Больная грустно улыбнулась, пожала плечами и показала мимикой, что ей бы только похристосоваться с донечкой, увидеть ее, а там – воля божья.
– И увидите, и приласкаете, и не наглядитесь…
В это время в открытое окно влетела изумрудная мушка, а за ней в погоню ласточка; сделав круга два под потолком в хате, она изумилась, что попала в такую темную клетку, и со страху присела на изголовье больной.
Гриць первый заметил нежданную гостью, крикнул: "Ластивка!" – и с вареником во рту бросился к ней.
– Стой, не тронь! – остановила его жестом Оксана. – Это благодать божья, а ты хочешь вспугнуть… Видите ли, хворенькая моя, ласточка вас навестила, – это ведь она вам несет радостную весть. Вот побей меня бог, если сегодня же не прилетит к вам такое счастье, какого вы и не ожидаете!
– Благовестница! – вскинула на птичку глазами больная и снова их закрыла в истоме.
А ласточка чирикнула что-то приветливо, вспорхнула и улетела в открытое окно.
Оксана, приметив ровное дыхание у больной, отошла на цыпочках от ее постели, надела на Гриця шапку и свитку и шепотом выпроводила его за дверь.
– Налопался уже, так и поди погуляй по двору, да не бегай мне в хату: тетя заснула, и тесто может в печи маком сесть.
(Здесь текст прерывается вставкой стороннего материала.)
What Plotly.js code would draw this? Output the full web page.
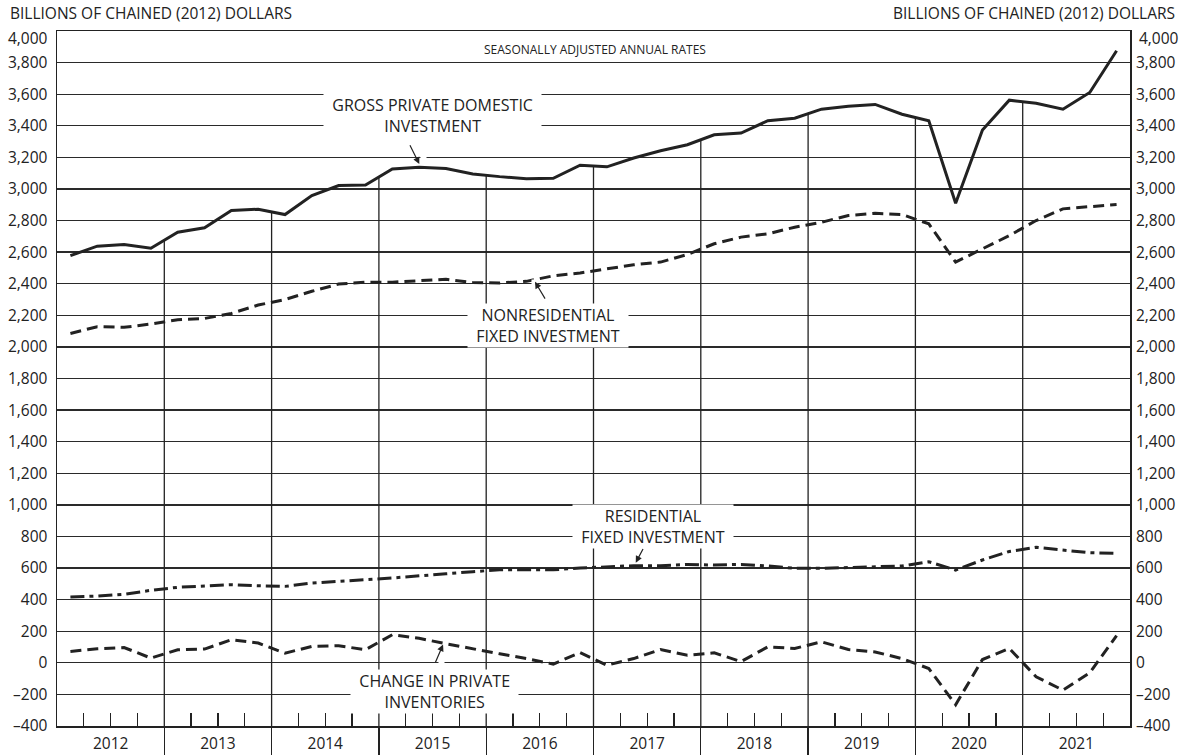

Вырядив Гриця, она положила в продолговатую рынку поросенка и курицу, смазала их маслом и поставила тоже в печь, а сама умылась и начала уже по– праздничному одеваться… Да и было пора: солнце, обойдя большую половину неба, начало уже клониться к закату.
Анна Павловна была дочерью зажиточной дворянской семьи, принадлежавшей к старым малорусским родам Свичек; родители ее необычайно кичились своей фамилией.
Анеточка родилась в начале пятидесятых годов, чрез пять лет после появления на свет божий первородного братца ее Пьера, и закончила собой продолжение славного рода. Первые годы ее прошли в родном селе Жовнине, в просторных, светлых комнатах старинного помещичьего дома, под тенистыми липами роскошного парка, на золотом песке игривой речки Сулы.
Нежная заботливость и ласки родителей, – особенно отца, – любовь всех окружающих, улыбающийся рассвет ее дней – все это клало на ее детскую душу светлые блики и наполняло головку радужными мечтами.
Когда Анета со своей maman, институткой Смольного монастыря Катериной Степановной, прошла и поглотила всю мудрость из "Education Maternélle"[9], то для восполнения образования дворянской дочери была приглашена гувернантка с музыкой m-lle Adéle.